I’m only in the very early stages of development…and the technology needed to do the deed is a bit on the theoretical side (well ok…a lot on the theoretical side) but as Einstein once said………oh hang on a minute, it wasn’t him…
Anyway…it was around lunch that I twigged the answer to the question that has dogged humanity since the dawn of time, or even earlier.
Namely: Who the bloody hell threw that damned big rock at us that buggered up our climate and got rid of all those cool dinosaurs?
Of course I realise that this isn’t technically an invention in the classical sense, and more of a ‘who dunnit’ in the Bryce sense. But that’s not really the point.
The point is…I have a theory.
At the time, somebody (or race of somebodies) in a galaxy far, far away, took a look at us and didn’t like what they saw!
In fact I’d even go so far as to say that they clapped eyes on our young little planet, saw all our cute animals and thought; “Shit…they look bloody vicious if you ask us. Give them a few million years and they might even get a bit adventurous. Maybe even start poking their noses around our neck of the solar system. Bugger that for a game of asteroids!”
So, like any scared little bully boys worth their weight in salt, they started throwing rocks at us in the hope that we’d get the message and stay where we were.

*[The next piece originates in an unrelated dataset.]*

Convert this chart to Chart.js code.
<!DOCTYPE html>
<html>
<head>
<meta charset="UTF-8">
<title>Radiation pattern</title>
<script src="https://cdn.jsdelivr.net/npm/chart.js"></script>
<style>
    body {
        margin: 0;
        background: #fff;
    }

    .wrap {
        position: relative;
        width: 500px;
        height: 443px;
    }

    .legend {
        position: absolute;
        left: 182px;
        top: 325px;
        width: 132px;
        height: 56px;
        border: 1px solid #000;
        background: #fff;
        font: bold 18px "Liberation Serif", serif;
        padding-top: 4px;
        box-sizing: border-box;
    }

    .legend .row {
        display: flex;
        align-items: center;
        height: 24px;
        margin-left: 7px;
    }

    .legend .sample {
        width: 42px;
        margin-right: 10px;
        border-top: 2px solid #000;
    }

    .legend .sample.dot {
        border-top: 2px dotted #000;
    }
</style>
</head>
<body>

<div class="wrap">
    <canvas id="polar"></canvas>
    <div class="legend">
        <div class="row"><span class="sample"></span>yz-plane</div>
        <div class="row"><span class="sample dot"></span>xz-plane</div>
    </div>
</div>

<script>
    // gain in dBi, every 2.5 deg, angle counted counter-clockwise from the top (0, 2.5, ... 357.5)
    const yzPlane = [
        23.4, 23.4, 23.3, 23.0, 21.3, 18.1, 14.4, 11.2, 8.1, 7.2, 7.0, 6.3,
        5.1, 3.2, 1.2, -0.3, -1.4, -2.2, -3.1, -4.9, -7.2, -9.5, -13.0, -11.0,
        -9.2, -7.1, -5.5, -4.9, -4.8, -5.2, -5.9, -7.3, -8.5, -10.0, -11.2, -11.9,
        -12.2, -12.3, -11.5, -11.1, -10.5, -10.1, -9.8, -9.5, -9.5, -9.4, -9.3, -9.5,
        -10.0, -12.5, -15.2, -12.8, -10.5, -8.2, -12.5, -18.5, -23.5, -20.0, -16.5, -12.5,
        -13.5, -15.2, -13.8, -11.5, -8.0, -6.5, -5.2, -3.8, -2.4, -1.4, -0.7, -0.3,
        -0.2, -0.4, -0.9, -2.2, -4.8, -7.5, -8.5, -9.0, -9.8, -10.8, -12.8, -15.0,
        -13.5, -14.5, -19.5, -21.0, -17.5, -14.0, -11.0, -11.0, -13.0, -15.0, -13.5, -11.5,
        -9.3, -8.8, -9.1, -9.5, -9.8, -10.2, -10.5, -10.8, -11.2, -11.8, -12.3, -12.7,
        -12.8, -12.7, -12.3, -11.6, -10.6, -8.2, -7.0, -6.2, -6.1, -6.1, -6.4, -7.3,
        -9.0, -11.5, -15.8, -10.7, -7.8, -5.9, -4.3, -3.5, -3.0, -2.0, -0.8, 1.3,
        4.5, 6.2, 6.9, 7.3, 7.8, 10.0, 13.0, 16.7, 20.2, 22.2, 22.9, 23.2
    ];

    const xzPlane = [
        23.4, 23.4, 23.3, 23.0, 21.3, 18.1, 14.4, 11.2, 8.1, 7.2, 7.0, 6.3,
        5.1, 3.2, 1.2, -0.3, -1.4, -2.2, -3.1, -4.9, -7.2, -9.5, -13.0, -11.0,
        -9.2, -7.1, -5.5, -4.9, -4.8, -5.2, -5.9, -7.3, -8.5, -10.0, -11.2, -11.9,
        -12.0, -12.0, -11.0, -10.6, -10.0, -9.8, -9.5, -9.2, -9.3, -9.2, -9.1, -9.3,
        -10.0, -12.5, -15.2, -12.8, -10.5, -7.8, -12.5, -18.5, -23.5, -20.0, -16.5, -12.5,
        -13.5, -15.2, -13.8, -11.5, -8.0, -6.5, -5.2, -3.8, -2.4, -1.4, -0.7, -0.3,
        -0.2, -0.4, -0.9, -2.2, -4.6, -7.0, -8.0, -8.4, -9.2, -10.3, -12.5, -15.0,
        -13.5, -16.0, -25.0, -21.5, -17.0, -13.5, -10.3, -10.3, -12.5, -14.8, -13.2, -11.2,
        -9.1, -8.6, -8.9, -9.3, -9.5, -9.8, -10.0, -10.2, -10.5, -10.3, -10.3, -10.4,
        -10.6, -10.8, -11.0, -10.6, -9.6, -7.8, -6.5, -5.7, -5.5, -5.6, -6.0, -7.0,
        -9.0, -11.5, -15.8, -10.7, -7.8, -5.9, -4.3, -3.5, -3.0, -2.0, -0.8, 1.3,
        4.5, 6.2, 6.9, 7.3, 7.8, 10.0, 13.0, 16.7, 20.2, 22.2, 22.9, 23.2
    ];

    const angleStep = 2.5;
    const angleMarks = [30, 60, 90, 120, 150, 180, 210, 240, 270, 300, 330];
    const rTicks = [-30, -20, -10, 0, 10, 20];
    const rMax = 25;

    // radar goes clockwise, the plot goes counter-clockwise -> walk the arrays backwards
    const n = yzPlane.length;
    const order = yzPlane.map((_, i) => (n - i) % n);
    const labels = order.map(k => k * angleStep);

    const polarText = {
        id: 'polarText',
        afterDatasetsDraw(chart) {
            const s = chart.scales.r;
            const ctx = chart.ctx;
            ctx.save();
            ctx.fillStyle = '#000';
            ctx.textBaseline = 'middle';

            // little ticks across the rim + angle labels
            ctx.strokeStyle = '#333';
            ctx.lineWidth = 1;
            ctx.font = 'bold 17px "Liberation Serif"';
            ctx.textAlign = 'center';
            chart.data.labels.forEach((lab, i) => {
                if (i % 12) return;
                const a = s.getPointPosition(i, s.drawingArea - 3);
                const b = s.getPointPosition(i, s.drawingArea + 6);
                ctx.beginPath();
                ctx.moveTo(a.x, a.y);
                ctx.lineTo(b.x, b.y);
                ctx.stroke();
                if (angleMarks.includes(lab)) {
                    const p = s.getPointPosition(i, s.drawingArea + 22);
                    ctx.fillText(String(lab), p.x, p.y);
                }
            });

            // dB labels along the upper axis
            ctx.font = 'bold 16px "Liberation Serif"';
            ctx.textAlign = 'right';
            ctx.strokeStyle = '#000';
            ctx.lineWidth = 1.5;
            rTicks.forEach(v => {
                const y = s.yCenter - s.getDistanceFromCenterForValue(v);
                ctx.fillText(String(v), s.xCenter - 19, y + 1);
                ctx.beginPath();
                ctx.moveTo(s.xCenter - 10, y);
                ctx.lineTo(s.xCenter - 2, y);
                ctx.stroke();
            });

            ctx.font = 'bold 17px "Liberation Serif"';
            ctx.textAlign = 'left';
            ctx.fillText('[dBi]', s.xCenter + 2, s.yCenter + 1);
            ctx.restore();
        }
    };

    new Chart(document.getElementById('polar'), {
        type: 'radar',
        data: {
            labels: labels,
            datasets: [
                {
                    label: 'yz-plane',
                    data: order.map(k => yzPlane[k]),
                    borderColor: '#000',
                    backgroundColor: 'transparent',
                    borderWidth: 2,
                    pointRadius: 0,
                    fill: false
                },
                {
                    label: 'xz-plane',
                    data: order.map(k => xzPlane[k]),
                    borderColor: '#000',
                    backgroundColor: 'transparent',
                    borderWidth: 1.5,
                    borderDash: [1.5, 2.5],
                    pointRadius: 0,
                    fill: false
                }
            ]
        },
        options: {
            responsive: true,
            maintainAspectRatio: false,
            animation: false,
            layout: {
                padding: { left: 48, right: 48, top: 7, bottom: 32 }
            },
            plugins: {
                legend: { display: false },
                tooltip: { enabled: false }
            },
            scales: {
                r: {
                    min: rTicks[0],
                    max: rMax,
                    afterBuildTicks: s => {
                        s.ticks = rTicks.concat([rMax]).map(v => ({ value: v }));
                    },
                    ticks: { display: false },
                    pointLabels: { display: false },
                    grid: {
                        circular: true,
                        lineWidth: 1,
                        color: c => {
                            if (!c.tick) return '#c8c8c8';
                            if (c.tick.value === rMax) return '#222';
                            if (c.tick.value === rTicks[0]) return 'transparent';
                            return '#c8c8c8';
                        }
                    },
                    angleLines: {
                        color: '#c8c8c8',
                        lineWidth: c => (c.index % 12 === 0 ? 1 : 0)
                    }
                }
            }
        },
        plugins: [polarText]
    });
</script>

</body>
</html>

Of course, space and time being what they are, it tends to take a fair while before anything that’s chucked from a gazillion miles away actually gets close enough to do any damage.
And whaddya know. A bloody big one actually did. And the rest, as they say, is history. Or rather pre-history.

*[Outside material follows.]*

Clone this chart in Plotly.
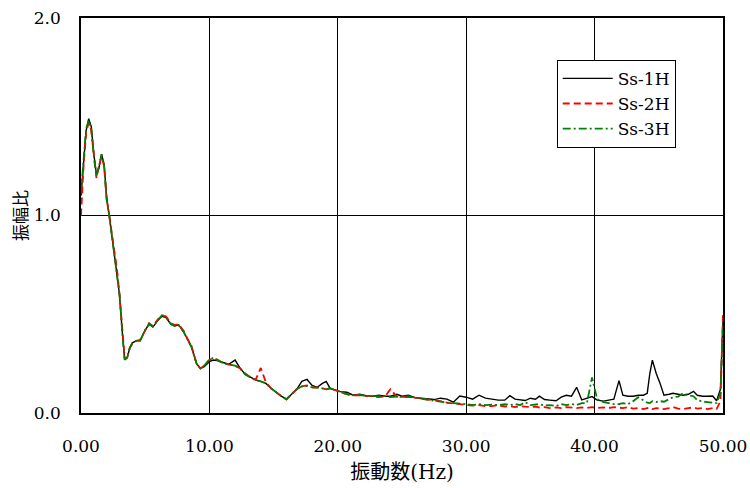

End of dino and all the other sauruses. Beginning of Man and all the other kinds.
The thing is…
What have our extra terrorising-extrials been doing since they clobbered us?
Keeping a watchful eye on our progress (or lack of it)? Ignoring us completely and hoping we’ll eventually fizzle out as a species? Gathering up more rocks?

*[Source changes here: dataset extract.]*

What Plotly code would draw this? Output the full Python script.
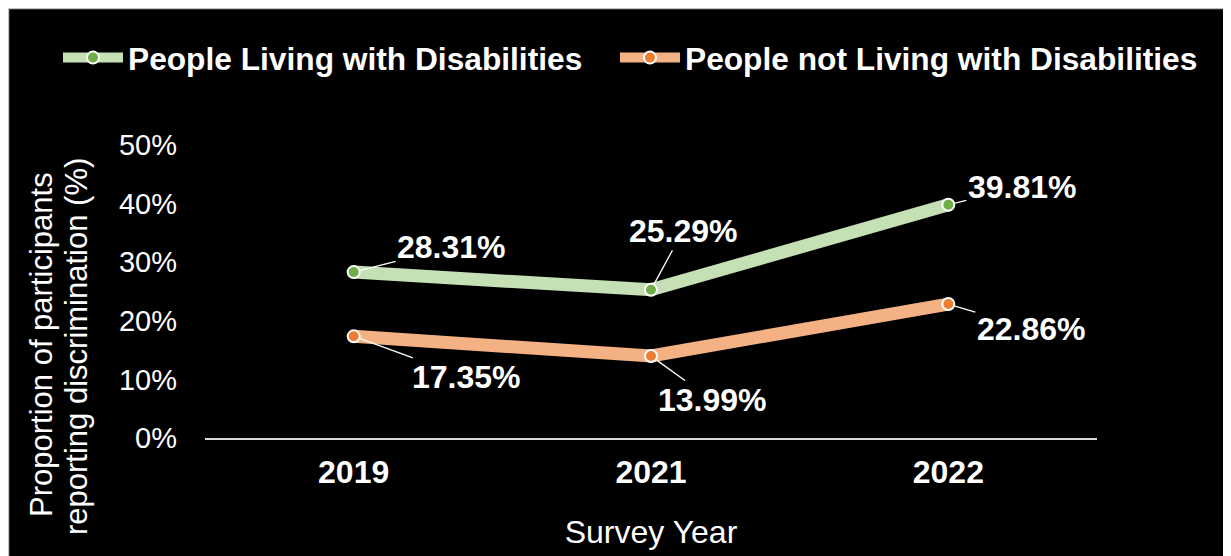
import plotly.graph_objects as go

years = ["2019", "2021", "2022"]
with_dis = [28.31, 25.29, 39.81]
without_dis = [17.35, 13.99, 22.86]
series_names = ["People Living with Disabilities", "People not Living with Disabilities"]
y_ticks = [0, 10, 20, 30, 40, 50]
y_tick_text = ["0%", "10%", "20%", "30%", "40%", "50%"]

OFF = 8  # page body margin
W, H = 1231 - OFF, 556 - OFF
L, R, T, B = 197, 134, 137, 118
PW, PH = W - L - R, H - T - B
FONT = "Liberation Sans, Arial, sans-serif"

def px(sx):
    return (sx - OFF - L) / PW

def py(sy):
    return (H - B - (sy - OFF)) / PH

fig = go.Figure()
fig.add_trace(go.Scatter(
    x=years, y=with_dis, name=series_names[0], mode="lines+markers",
    line=dict(color="#C5E0B4", width=13), legend="legend",
    marker=dict(color="#70AD47", size=12, line=dict(color="white", width=2)),
))
fig.add_trace(go.Scatter(
    x=years, y=without_dis, name=series_names[1], mode="lines+markers",
    line=dict(color="#F4B183", width=13), legend="legend2",
    marker=dict(color="#ED7D31", size=12, line=dict(color="white", width=2)),
))

# data labels with leader lines (offsets in px)
offsets_with = [(98, -25), (32, -59), (74, -18)]
offsets_without = [(113, 41), (61, 44), (83, 25)]
annotations = []
for vals, offs in ((with_dis, offsets_with), (without_dis, offsets_without)):
    for i, (v, (ax, ay)) in enumerate(zip(vals, offs)):
        annotations.append(dict(
            x=i, y=v, xref="x", yref="y", text=f"{v:.2f}%",
            showarrow=True, arrowhead=0, arrowcolor="white", arrowwidth=1.3,
            ax=ax, ay=ay, standoff=7,
            font=dict(family=FONT, size=32, color="white", weight="bold"),
        ))

# y axis title (two lines)
annotations.append(dict(
    x=px(41), y=py(345), xref="paper", yref="paper", text="Proportion of participants",
    showarrow=False, textangle=-90, xanchor="center", yanchor="middle",
    font=dict(family=FONT, size=31, color="white"),
))
annotations.append(dict(
    x=px(76), y=py(347), xref="paper", yref="paper", text="reporting discrimination (%)",
    showarrow=False, textangle=-90, xanchor="center", yanchor="middle",
    font=dict(family=FONT, size=31, color="white"),
))

shapes = [dict(
    type="rect", xref="paper", yref="paper", layer="below",
    x0=px(OFF + 0.5), x1=px(1231 + 10), y0=py(556 + 10), y1=py(OFF + 0.5),
    fillcolor="black", line=dict(color="#BFBFBF", width=1.5),
)]

legend_style = dict(
    orientation="h", yanchor="middle", xanchor="left", y=py(58),
    font=dict(family=FONT, size=31.7, color="white", weight="bold"),
    bgcolor="rgba(0,0,0,0)", itemwidth=60,
)

fig.update_layout(
    width=W, height=H,
    margin=dict(l=L, r=R, t=T, b=B, autoexpand=False),
    paper_bgcolor="black", plot_bgcolor="black",
    font=dict(family=FONT, color="white"),
    showlegend=True,
    legend=dict(legend_style, x=px(58)),
    legend2=dict(legend_style, x=px(615)),
    xaxis=dict(
        type="category", range=[-0.5, 2.5], showgrid=False, zeroline=False,
        showline=True, linecolor="#D9D9D9", linewidth=1.5, ticks="",
        tickfont=dict(family=FONT, size=32, color="white", weight="bold"),
        ticklabelstandoff=5,
        title=dict(text="Survey Year", font=dict(family=FONT, size=32, color="white"), standoff=31),
    ),
    yaxis=dict(
        range=[0, 50], tickvals=y_ticks, ticktext=y_tick_text, showgrid=False,
        zeroline=False, showline=False, ticks="",
        tickfont=dict(family=FONT, size=29, color="white"),
        ticklabelstandoff=27,
    ),
    annotations=annotations,
    shapes=shapes,
)

fig.write_html("out.html")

One can only hope that the passage of time has helped them see the error of their ways and that the only things they decide to chuck at us are mysterious and interesting attempts at communication.
Unless, that is, they’ve already done so…
Sunday, 28 February 2010
To the Great and Elder Gods of the Published Word...
I’ve always been the sort of writer who enjoys coming to work when the owls come out to play. The words just seem to get the best out of me when the sun goes down.
I don’t know whether it’s because darkness shortens the distance between my fingers and my brain, or whether it’s just too damned noisy to write worth a shit any other time. Silence reigns…words pour.
The problem is….when words pour in my fiction…silence also reigns from any prospective agent or publisher.
I have a theory.
Rejection, is merely an occupational hazard for any author. Scribes once unknown who are now household names have papered their walls with letters of “thanks, but no thanks”.
To date, Ray Bradbury has had a thousand rejection letters over his 30 year career. And he’s still getting them! Does it put him off ? Does it buggery!
So…my theory is that instead of letting rejection plunge me even deeper into the pit occupied by some rabid Churchillian ‘black dog’, I shall now embrace it. Wrap my arms around it, pat it on the back and hug it like a long-lost friend. I’m even going to give it a name. Loki. (Ok…I like Norse mythology).
And why? Because I believe rejection is a trickster and a cunning spalpeen. I believe that he has been sent by the Great and Elder Gods of the Published Word to test us. To see which of us is worthy enough to have their blood, sweat and tears translated into print on page.
If we wither and fall kicking and screaming at the first, say, 100 hurdles, then we’re not worthy to wear the mantle of published author. Whereas if we keep on punching and refuse to give in, then we show the kind of mettle that these denizens of print are looking for.
Now you might say that there’s a damned mighty flaw in my theory. Maybe even a glaring black hole in reasoning. Namely...
The Great and Elder Gods of the Printed Word have given their approval to a damned load of shit over the years. Books that belong more in a lavatory than any library.
Go into any bookshop. Look on any shelf. There, nestling comfortably alongside brilliant, half-decent, not too bad, tough going but ultimately worth it…there’s a plethora of ‘how-in-the-hell-did-this-pile-of-crap-ever-get-published!’
My theory is that the GEGPW have off days, weeks, months, years and even, dare I say it, bloody centuries! And it’s on those off (times), that excellent writing falls through the cracks and crap penmanship gets the nod. It’s the only reasonable explanation.
Oh…and Loki…if you’re listening from a dark corner of in the Great Hall of Valhalla, understand this.
We may, as yet, be unpublished. We may be rejected. But we shall not give up. We shall not wither or pull up lame or spooked. We shall neither waste away nor shall we give up the ghost.
We shall gird our collective loins, battle on, persevere and ultimately triumph!